Starring: Samuel L. Jackson, Julianna Margulies, Nathan Phillips, Rachel Blanchard, Flex Alexander

Directed by: David R. Ellis

Produced by: Craig Berenson, Don Granger, Gary Levinsohn

Written by: John Heffernan, Sebastian Gutierrez

Distributor: New Line Cinemas Releasing


     Snakes on a Plane is the cult-film-phenomenon that isn't. I'm writing this review three days after the release of its opening weekend box-office, a paltry tally of roughly $14 million. Admittedly, the figure was highly disappointing for distributor New Line Cinemas. The movie's advertising-campaign was everywhere up until the very day of the film's release, taking internet 'blogs, daytime talk-shows, and dozens of trailer-rings in thousands of multiplexes by storm. After gathering massive-buzz due to its cheesy concept--the title says it all--tracking reported that Snakes on a Plane was predicted to gross around $30 million dollars during opening weekend. Accordingly, it was booked to show in over 3,500 theatres. Despite its campy and outrageous premise, almost everyone expected the film to do far better than most August releases could ever dream of. Parties were arranged for opening-night and all of the web-geeks who had devoted four months of their life to pimping the now-famous Samuel L. Jackson-line "I have had it with these motherfucking snakes on this motherfucking plane!" rejoiced that they would finally be able to see the actor in action.

     And then, as a small but wise group had foreseen, no one but those internet-browsing twenty-somethings still living with their parents showed up to watch the movie. Snakes on a Plane can't exactly be called a bomb in terms of profit-margin--its budget was only $35 million--but it's certainly one of the largest big-studio-disappointments I have witnessed in the past five years. In retrospect, I suppose the average, middle-aged American citizen probably has no interest in watching an airplane worth of passengers hoard off exotic cobras, rattlesnakes, and pythons that have inhaled nerve-gas to provoke them to attack. But that's the brilliance of marketing; New Line made it seem as though just about everyone wanted to indulge in the 80's-cult-throwback pitch that the film seemed to be thriving on. In actuality, only the target-demographic of young males actually were, most of whom were restricted from admission due to its R-rating anyway. Snakes on a Plane probably would've done the exact same amount of business had it been released on half the screens and solely restricted its ad-campaign to the online-outlet that initially led to its creation. I suppose it was rather cocky of New Line to overestimate the appeal of their material, which had already proven limited by earlier this year's little-seen Slither, a similar adult-oriended horror-comedy.
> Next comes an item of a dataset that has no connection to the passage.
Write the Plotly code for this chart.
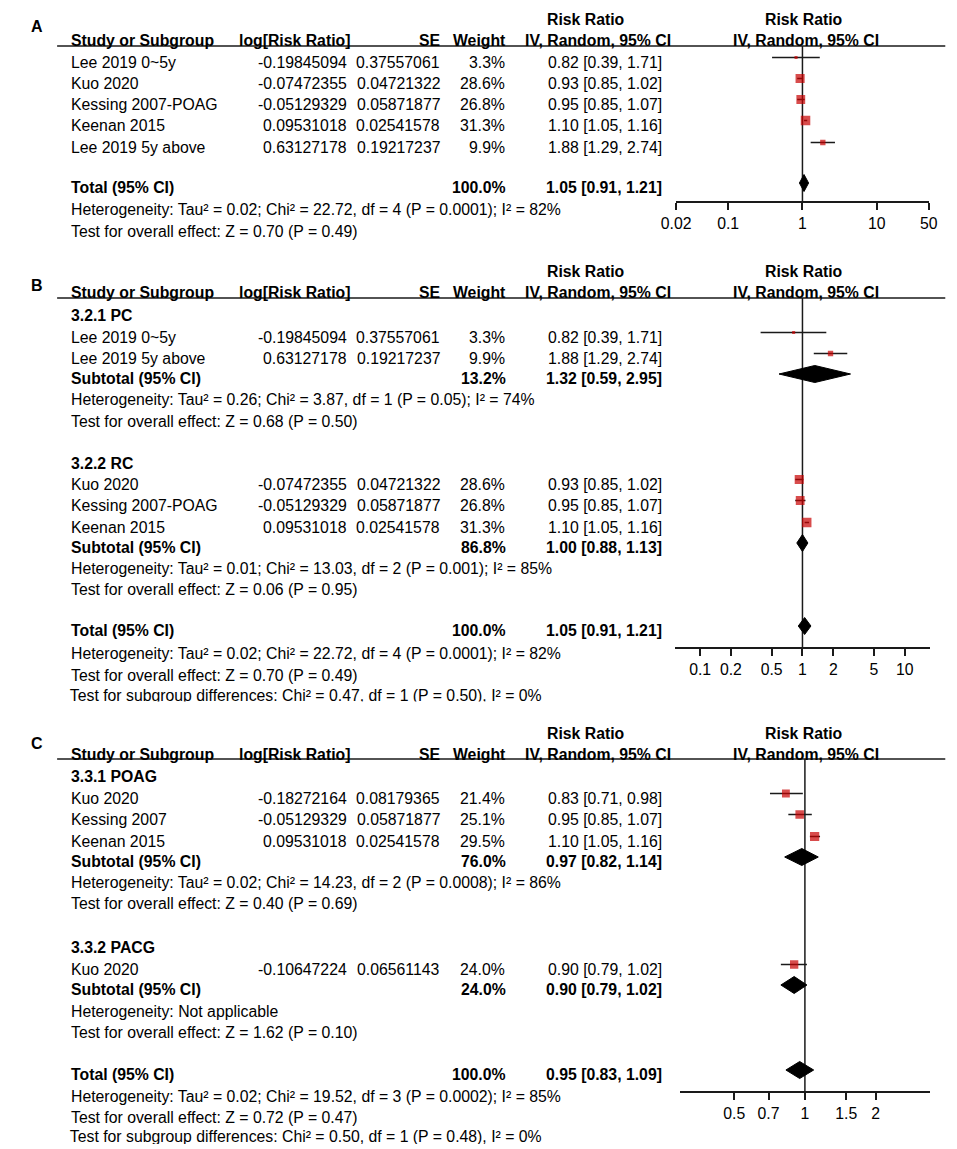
import math
import plotly.graph_objects as go

W, H = 957, 1149
OX, OY = 8, 8          # page body offset of the figure inside the browser window
FONT = "Liberation Sans, Arial, Helvetica, sans-serif"
FS = 15.8
RED = "#C80000"
INK = "#1a1a1a"

# ---------------- Panel A data ----------------
A_studies = ["Lee 2019 0~5y", "Kuo 2020", "Kessing 2007-POAG", "Keenan 2015", "Lee 2019 5y above"]
A_logrr = ["-0.19845094", "-0.07472355", "-0.05129329", "0.09531018", "0.63127178"]
A_se = ["0.37557061", "0.04721322", "0.05871877", "0.02541578", "0.19217237"]
A_weight = [3.3, 28.6, 26.8, 31.3, 9.9]
A_rr = [0.82, 0.93, 0.95, 1.10, 1.88]
A_lo = [0.39, 0.85, 0.85, 1.05, 1.29]
A_hi = [1.71, 1.02, 1.07, 1.16, 2.74]
A_total = [100.0, 1.05, 0.91, 1.21]
A_total_het = "Heterogeneity: Tau² = 0.02; Chi² = 22.72, df = 4 (P = 0.0001); I² = 82%"
A_total_test = "Test for overall effect: Z = 0.70 (P = 0.49)"
A_axis_limits = [0.02, 50]
A_ticks = [0.02, 0.1, 1, 10, 50]
A_ticklabels = ["0.02", "0.1", "1", "10", "50"]

# ---------------- Panel B data ----------------
B_g1_name = "3.2.1 PC"
B_g1_studies = ["Lee 2019 0~5y", "Lee 2019 5y above"]
B_g1_logrr = ["-0.19845094", "0.63127178"]
B_g1_se = ["0.37557061", "0.19217237"]
B_g1_weight = [3.3, 9.9]
B_g1_rr = [0.82, 1.88]
B_g1_lo = [0.39, 1.29]
B_g1_hi = [1.71, 2.74]
B_g1_sub = [13.2, 1.32, 0.59, 2.95]
B_g1_het = "Heterogeneity: Tau² = 0.26; Chi² = 3.87, df = 1 (P = 0.05); I² = 74%"
B_g1_test = "Test for overall effect: Z = 0.68 (P = 0.50)"

B_g2_name = "3.2.2 RC"
B_g2_studies = ["Kuo 2020", "Kessing 2007-POAG", "Keenan 2015"]
B_g2_logrr = ["-0.07472355", "-0.05129329", "0.09531018"]
B_g2_se = ["0.04721322", "0.05871877", "0.02541578"]
B_g2_weight = [28.6, 26.8, 31.3]
B_g2_rr = [0.93, 0.95, 1.10]
B_g2_lo = [0.85, 0.85, 1.05]
B_g2_hi = [1.02, 1.07, 1.16]
B_g2_sub = [86.8, 1.00, 0.88, 1.13]
B_g2_het = "Heterogeneity: Tau² = 0.01; Chi² = 13.03, df = 2 (P = 0.001); I² = 85%"
B_g2_test = "Test for overall effect: Z = 0.06 (P = 0.95)"

B_total = [100.0, 1.05, 0.91, 1.21]
B_total_het = "Heterogeneity: Tau² = 0.02; Chi² = 22.72, df = 4 (P = 0.0001); I² = 82%"
B_total_test = "Test for overall effect: Z = 0.70 (P = 0.49)"
B_subgroup_test = "Test for subgroup differences: Chi² = 0.47, df = 1 (P = 0.50), I² = 0%"
B_axis_limits = [0.0571, 17.5]
B_ticks = [0.1, 0.2, 0.5, 1, 2, 5, 10]
B_ticklabels = ["0.1", "0.2", "0.5", "1", "2", "5", "10"]

# ---------------- Panel C data ----------------
C_g1_name = "3.3.1 POAG"
C_g1_studies = ["Kuo 2020", "Kessing 2007", "Keenan 2015"]
C_g1_logrr = ["-0.18272164", "-0.05129329", "0.09531018"]
C_g1_se = ["0.08179365", "0.05871877", "0.02541578"]
C_g1_weight = [21.4, 25.1, 29.5]
C_g1_rr = [0.83, 0.95, 1.10]
C_g1_lo = [0.71, 0.85, 1.05]
C_g1_hi = [0.98, 1.07, 1.16]
C_g1_sub = [76.0, 0.97, 0.82, 1.14]
C_g1_het = "Heterogeneity: Tau² = 0.02; Chi² = 14.23, df = 2 (P = 0.0008); I² = 86%"
C_g1_test = "Test for overall effect: Z = 0.40 (P = 0.69)"

C_g2_name = "3.3.2 PACG"
C_g2_studies = ["Kuo 2020"]
C_g2_logrr = ["-0.10647224"]
C_g2_se = ["0.06561143"]
C_g2_weight = [24.0]
C_g2_rr = [0.90]
C_g2_lo = [0.79]
C_g2_hi = [1.02]
C_g2_sub = [24.0, 0.90, 0.79, 1.02]
C_g2_het = "Heterogeneity: Not applicable"
C_g2_test = "Test for overall effect: Z = 1.62 (P = 0.10)"

C_total = [100.0, 0.95, 0.83, 1.09]
C_total_het = "Heterogeneity: Tau² = 0.02; Chi² = 19.52, df = 3 (P = 0.0002); I² = 85%"
C_total_test = "Test for overall effect: Z = 0.72 (P = 0.47)"
C_subgroup_test = "Test for subgroup differences: Chi² = 0.50, df = 1 (P = 0.48), I² = 0%"
C_axis_limits = [0.294, 3.4]
C_ticks = [0.5, 0.7, 1, 1.5, 2]
C_ticklabels = ["0.5", "0.7", "1", "1.5", "2"]

# ---------------- drawing helpers ----------------
fig = go.Figure()
ann, shapes = [], []
MARK_DY = -4.5
COL_NAME, COL_LOG, COL_SE, COL_W, COL_CI = 57, 340, 436, 502, 663


def text(x, y, s, anchor="left", bold=False, size=FS):
    ann.append(dict(x=x, y=y, xref="x", yref="y", text=f"<b>{s}</b>" if bold else s,
                    showarrow=False, xanchor=anchor, yanchor="middle", borderpad=0, borderwidth=0,
                    font=dict(family=FONT, size=size, color="black")))


def ci_text(rr, lo, hi):
    return f"{rr:.2f} [{lo:.2f}, {hi:.2f}]"


def header(letter, letter_y, y2, rule_y, axref, vline_bottom):
    text(22, letter_y, letter, "center", True, 16)
    text(585, y2 - 21, "Risk Ratio", "center", True)
    text(809, y2 - 21, "Risk Ratio", "center", True)
    text(COL_NAME, y2, "Study or Subgroup", "left", True)
    text(343, y2, "log[Risk Ratio]", "right", True)
    text(436, y2, "SE", "right", True)
    text(503, y2, "Weight", "right", True)
    text(523, y2, "IV, Random, 95% CI", "left", True)
    text(811, y2, "IV, Random, 95% CI", "center", True)
    shapes.append(dict(type="line", xref="x", yref="y", x0=43, x1=954, y0=rule_y, y1=rule_y,
                       line=dict(color=INK, width=1.5)))
    fig.add_trace(go.Scatter(x=[1, 1], y=[rule_y, vline_bottom], xaxis=axref, yaxis="y",
                             mode="lines", line=dict(color=INK, width=1.5),
                             hoverinfo="skip", showlegend=False))


def studies(names, logs, ses, ws, rrs, los, his, ys, axref):
    for n, lg, se, w, rr, lo, hi, y in zip(names, logs, ses, ws, rrs, los, his, ys):
        text(COL_NAME, y, n)
        text(COL_LOG, y, lg, "right")
        text(COL_SE, y, se, "right")
        text(COL_W, y, f"{w:.1f}%", "right")
        text(COL_CI, y, ci_text(rr, lo, hi), "right")
    xs, yy = [], []
    for lo, hi, y in zip(los, his, ys):
        xs += [lo, hi, None]
        yy += [y + MARK_DY, y + MARK_DY, None]
    fig.add_trace(go.Scatter(x=xs, y=yy, xaxis=axref, yaxis="y", mode="lines",
                             line=dict(color=INK, width=1.5), hoverinfo="skip", showlegend=False))
    fig.add_trace(go.Scatter(x=rrs, y=[y + MARK_DY for y in ys], xaxis=axref, yaxis="y",
                             mode="markers",
                             marker=dict(symbol="square", size=[1.7 * math.sqrt(w) for w in ws],
                                         color=RED, line=dict(width=0)),
                             hoverinfo="skip", showlegend=False))


def summary(label, vals, y, axref):
    w, rr, lo, hi = vals
    text(COL_NAME, y, label, "left", True)
    text(COL_W + 1, y, f"{w:.1f}%", "right", True)
    text(COL_CI, y, ci_text(rr, lo, hi), "right", True)
    yc = y + MARK_DY + 0.5
    fig.add_trace(go.Scatter(x=[lo, rr, hi, rr, lo], y=[yc, yc - 8.5, yc, yc + 8.5, yc],
                             xaxis=axref, yaxis="y", mode="lines", fill="toself",
                             fillcolor="black", line=dict(color="black", width=1),
                             hoverinfo="skip", showlegend=False))


def clipped_line(s, y):
    fig.add_trace(go.Scatter(x=[COL_NAME - 1], y=[y], xaxis="x", yaxis="y", mode="text",
                             text=[s], textposition="middle right",
                             textfont=dict(family=FONT, size=FS, color="black"),
                             hoverinfo="skip", showlegend=False))


axes = {}


def forest_axis(name, x0px, x1px, limits, axis_y, tickvals, ticktext):
    axes[name] = dict(type="log", domain=[(x0px - OX) / W, (x1px - OX) / W],
                      range=[math.log10(limits[0]), math.log10(limits[1])],
                      anchor="free", position=1 - (axis_y - OY) / H,
                      showline=True, linecolor=INK, linewidth=1.5,
                      ticks="outside", ticklen=7, tickwidth=1.5, tickcolor=INK,
                      tickmode="array", tickvals=tickvals, ticktext=ticktext,
                      tickfont=dict(family=FONT, size=FS, color="black"),
                      showgrid=False, zeroline=False, fixedrange=True)


# ---------------- Panel A ----------------
header("A", 26, 40, 46, "x2", 202)
studies(A_studies, A_logrr, A_se, A_weight, A_rr, A_lo, A_hi, [62, 83, 104, 125, 147], "x2")
summary("Total (95% CI)", A_total, 187, "x2")
text(COL_NAME, 209, A_total_het)
text(COL_NAME, 231, A_total_test)
forest_axis("xaxis2", 678, 937, A_axis_limits, 202, A_ticks, A_ticklabels)

# ---------------- Panel B ----------------
header("B", 285, 292, 298, "x3", 648)
text(COL_NAME, 315, B_g1_name, "left", True)
studies(B_g1_studies, B_g1_logrr, B_g1_se, B_g1_weight, B_g1_rr, B_g1_lo, B_g1_hi, [337, 358], "x3")
summary("Subtotal (95% CI)", B_g1_sub, 378, "x3")
text(COL_NAME, 399, B_g1_het)
text(COL_NAME, 421, B_g1_test)
text(COL_NAME, 463, B_g2_name, "left", True)
studies(B_g2_studies, B_g2_logrr, B_g2_se, B_g2_weight, B_g2_rr, B_g2_lo, B_g2_hi, [484, 505, 527], "x3")
summary("Subtotal (95% CI)", B_g2_sub, 547, "x3")
text(COL_NAME, 568, B_g2_het)
text(COL_NAME, 589, B_g2_test)
summary("Total (95% CI)", B_total, 630, "x3")
text(COL_NAME, 653, B_total_het)
text(COL_NAME, 675, B_total_test)
clipped_line(B_subgroup_test, 697)
shapes.append(dict(type="rect", xref="x", yref="y", x0=OX, x1=W + OX, y0=701.5, y1=714,
                   fillcolor="white", line=dict(width=0), layer="above"))
forest_axis("xaxis3", 677, 938, B_axis_limits, 648, B_ticks, B_ticklabels)

# ---------------- Panel C ----------------
header("C", 743, 754, 759, "x4", 1092)
text(COL_NAME, 776, C_g1_name, "left", True)
studies(C_g1_studies, C_g1_logrr, C_g1_se, C_g1_weight, C_g1_rr, C_g1_lo, C_g1_hi, [798, 819, 841], "x4")
summary("Subtotal (95% CI)", C_g1_sub, 861, "x4")
text(COL_NAME, 882, C_g1_het)
text(COL_NAME, 903, C_g1_test)
text(COL_NAME, 947, C_g2_name, "left", True)
studies(C_g2_studies, C_g2_logrr, C_g2_se, C_g2_weight, C_g2_rr, C_g2_lo, C_g2_hi, [969], "x4")
summary("Subtotal (95% CI)", C_g2_sub, 989, "x4")
text(COL_NAME, 1011, C_g2_het)
text(COL_NAME, 1032, C_g2_test)
summary("Total (95% CI)", C_total, 1074, "x4")
text(COL_NAME, 1096, C_total_het)
text(COL_NAME, 1117, C_total_test)
clipped_line(C_subgroup_test, 1138)
shapes.append(dict(type="rect", xref="x", yref="y", x0=OX, x1=W + OX, y0=1144, y1=H + OY,
                   fillcolor="white", line=dict(width=0), layer="above"))
forest_axis("xaxis4", 682, 938, C_axis_limits, 1092, C_ticks, C_ticklabels)

fig.update_layout(
    width=W, height=H, margin=dict(l=0, r=0, t=0, b=0),
    paper_bgcolor="white", plot_bgcolor="rgba(0,0,0,0)",
    showlegend=False,
    xaxis=dict(range=[OX, W + OX], domain=[0, 1], visible=False, fixedrange=True),
    yaxis=dict(range=[H + OY, OY], domain=[0, 1], visible=False, fixedrange=True),
    annotations=ann, shapes=shapes,
    font=dict(family=FONT, size=FS, color="black"),
    **axes,
)

fig.write_html("out.html")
     And this is all a shame too because, color me stunned, Snakes on a Plane offers one hell of a good time. I was fascinated by the niche-following that it acquired in the days leading up to its release, but never quite saw how director David R. Ellis (2004's Cellular) would be able to stretch its four-word premise into a full-length feature. In truth, the task proved seemingly easy for him; Ellis fills every frame with dazzling visuals, creepy suspense, and campy nostalgia. Snakes on a Plane pleasantly references everything from A Nightmare on Elm Street to Airplane to Gremlins and back, but updating the extent of its cheesiness to better please Twenty-First Century viewers. Featuring plenty of gore, nudity, and hilarious meshes of the two, it's the kind of flick that I wish I had been able to see at a Midnight Showing at a theatre next to a college-campus. The audience I sat with laughed and jumped at a lot of the material, but I couldn't help but want to get up and loudly cheer as the snakes' venom was unleashed and Jackson began to take his ass-kicking persona into overdrive.
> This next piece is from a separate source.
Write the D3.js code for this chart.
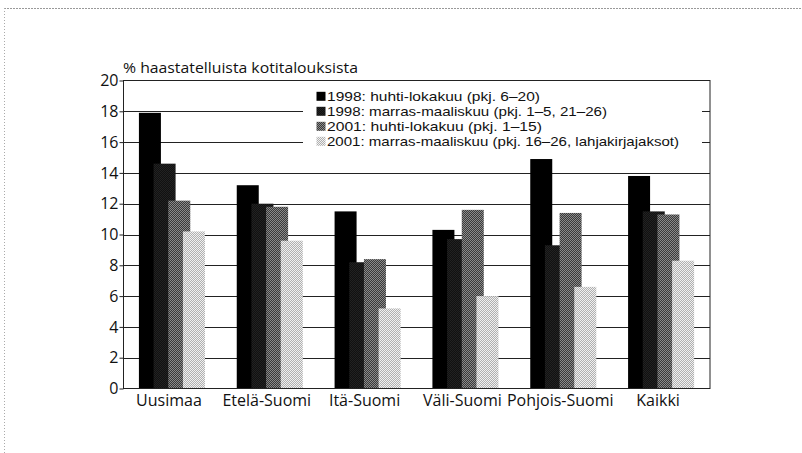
<!DOCTYPE html>
<html>
<head>
<meta charset="utf-8">
<script src="https://cdn.jsdelivr.net/npm/d3@7"></script>
<style>
  body { margin: 0; background: #fff; }
  svg text { font-family: "Open Sans", sans-serif; fill: #111; }
</style>
</head>
<body>
<div id="chart"></div>
<script>
// Datos
const alueet = ["Uusimaa", "Etelä-Suomi", "Itä-Suomi", "Väli-Suomi", "Pohjois-Suomi", "Kaikki"]
const sarjat = [
  "1998: huhti-lokakuu (pkj. 6–20)",
  "1998: marras-maaliskuu (pkj. 1–5, 21–26)",
  "2001: huhti-lokakuu (pkj. 1–15)",
  "2001: marras-maaliskuu (pkj. 16–26, lahjakirjajaksot)"
]
const kevat98 = [17.9, 13.2, 11.5, 10.3, 14.9, 13.8]
const talvi98 = [14.6, 12.0, 8.2, 9.7, 9.3, 11.5]
const kevat01 = [12.2, 11.8, 8.4, 11.6, 11.4, 11.3]
const talvi01 = [10.2, 9.6, 5.2, 6.0, 6.6, 8.3]
const arvot = [kevat98, talvi98, kevat01, talvi01]
const yTicks = [0, 2, 4, 6, 8, 10, 12, 14, 16, 18, 20]
const otsikko = "% haastatelluista kotitalouksista"

const ancho = 802
const alto = 453
const margin = { left: 123, right: 92, top: 80.5, bottom: 64.5 }

const svg = d3.select("#chart")
  .append("svg")
  .attr("width", ancho)
  .attr("height", alto)

// Texturas (rasteri)
const defs = svg.append("defs")
const patron = (id, a, b) => {
  const p = defs.append("pattern")
    .attr("id", id)
    .attr("width", 2)
    .attr("height", 2)
    .attr("patternUnits", "userSpaceOnUse")
  p.append("rect").attr("width", 2).attr("height", 2).attr("fill", a)
  p.append("rect").attr("width", 1).attr("height", 1).attr("fill", b)
  p.append("rect").attr("x", 1).attr("y", 1).attr("width", 1).attr("height", 1).attr("fill", b)
}
patron("p2", "#111", "#222")
patron("p3", "#3a3a3a", "#8a8a8a")
patron("p4", "#b0b0b0", "#f0f0f0")
const rellenos = ["#000", "url(#p2)", "url(#p3)", "url(#p4)"]

// Marco exterior punteado
svg.append("line")
  .attr("x1", 4).attr("x2", ancho).attr("y1", 8.5).attr("y2", 8.5)
  .attr("stroke", "#999").attr("stroke-dasharray", "2,1")
svg.append("line")
  .attr("x1", 4.5).attr("x2", 4.5).attr("y1", 8).attr("y2", alto)
  .attr("stroke", "#aaa").attr("stroke-dasharray", "1,2")

// Escaladores
const x = d3.scaleBand()
  .domain(alueet)
  .range([margin.left, ancho - margin.right])
  .padding(0)

const grupo = 66
const anchoBarra = 22
const xs = d3.scaleBand()
  .domain(d3.range(sarjat.length))
  .range([0, grupo - anchoBarra + 14.7])

const y = d3.scaleLinear()
  .domain([0, 20])
  .range([alto - margin.bottom, margin.top])

const x0 = margin.left
const x1 = ancho - margin.right

// Líneas de la cuadrícula
svg.append("g")
  .selectAll("line")
  .data(yTicks.filter((d) => d > 0 && d < 20))
  .join("line")
  .attr("x1", x0)
  .attr("x2", x1)
  .attr("y1", (d) => Math.round(y(d)) + 0.5)
  .attr("y2", (d) => Math.round(y(d)) + 0.5)
  .attr("stroke", "#222")
  .attr("stroke-width", 1)

// Leyenda (fondo blanco)
const leyenda = svg.append("g")
leyenda.append("rect")
  .attr("x", 303)
  .attr("y", 84)
  .attr("width", 399)
  .attr("height", 66)
  .attr("fill", "#fff")

const filaY = (i) => y(18) + (i - 1) * 15

leyenda.selectAll("rect.m")
  .data(sarjat)
  .join("rect")
  .classed("m", true)
  .attr("x", 316.5)
  .attr("y", (d, i) => filaY(i) - 4.5)
  .attr("width", 9)
  .attr("height", 9)
  .attr("fill", (d, i) => rellenos[i])

leyenda.selectAll("text")
  .data(sarjat)
  .join("text")
  .attr("x", 327)
  .attr("y", (d, i) => filaY(i))
  .attr("dy", "0.36em")
  .attr("font-size", 13.4)
  .style("font-family", "'Liberation Sans', sans-serif")
  .attr("textLength", (d, i) => [213, 280, 215, 352][i])
  .attr("lengthAdjust", "spacingAndGlyphs")
  .text((d) => d)

// Barras
const grupos = svg.append("g")
  .selectAll("g")
  .data(arvot)
  .join("g")
  .attr("fill", (d, i) => rellenos[i])

grupos.each(function (serie, s) {
  d3.select(this)
    .selectAll("rect")
    .data(serie)
    .join("rect")
    .attr("x", (d, i) => x(alueet[i]) + (x.bandwidth() - grupo) / 2 + xs(s))
    .attr("y", (d) => y(d))
    .attr("width", anchoBarra)
    .attr("height", (d) => y(0) - y(d))
})

// Marco
svg.append("rect")
  .attr("x", x0 + 0.5)
  .attr("y", y(20))
  .attr("width", x1 - x0 - 0.5)
  .attr("height", y(0) - y(20))
  .attr("fill", "none")
  .attr("stroke", "#222")
  .attr("stroke-width", 1)

// Eje Y
const ejeY = svg.append("g")
  .attr("transform", `translate(${x0 + 0.5}, 0)`)
  .call(d3.axisLeft(y).tickValues(yTicks).tickSize(4).tickPadding(1).tickFormat(d3.format("d")))

ejeY.select(".domain").remove()
ejeY.selectAll("line").attr("stroke", "#222")
ejeY.selectAll("text")
  .attr("font-size", 16)
  .attr("fill", "#111")
  .style("font-family", "'Open Sans', sans-serif")

// Eje X
svg.append("g")
  .selectAll("text")
  .data(alueet)
  .join("text")
  .attr("x", (d) => x(d) + x.bandwidth() / 2 - 3)
  .attr("y", 406)
  .attr("text-anchor", "middle")
  .attr("font-size", 16)
  .text((d) => d)

// Título
svg.append("text")
  .attr("x", 123)
  .attr("y", 73)
  .attr("font-size", 15)
  .attr("textLength", 235)
  .attr("lengthAdjust", "spacingAndGlyphs")
  .text(otsikko)
</script>
</body>
</html>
     Perhaps Snakes on a Plane failed to live up to studio-expectations because of people's reaction to the fact that it basically delivers what it promised. It was wrong to expect, in the first place, that anyone but teenage-males--a demographic that I am, in this one case, actually happy to proclaim I belong to--would be excited by such a promise. Under the confines of the movie's premise, Ellis' direction offers a creepy, crawly, and humorous experience. There is a plane and there are a lot of poisonous snakes. There is a lot of running around, calling Mission-Control, creating effectively improbable and incoherent solutions to problems, and indulging in gratuitousness simply for the fact that gratuitousness can seem cool sometimes. What more could you come to expect of a movie called Snakes on a Plane? Given the fact that it's so goddamn fun to watch, I have no problem claiming that it's better crafted than several other equally-interesting films with more complex premises. When Jackson's tag-line finally comes around as composer Trevor Rabin's score reaches its crescendo and the climax nears, viewers will either be beaming ear-to-ear because of what they're witnessing or scowling at its ridiculous audacity. I was a member of the former group and, due to the immense pleasure I took in viewing the film, I have no problem giving with it a glowing review. Apparent limited-appeal notwithstanding, if you're open to its concept and are mildly intrigued by the overnight (if unsuccessful) ad-campaign it generated, you should be able to enjoy Snakes on a Planeís intentionally-campy antics just fine.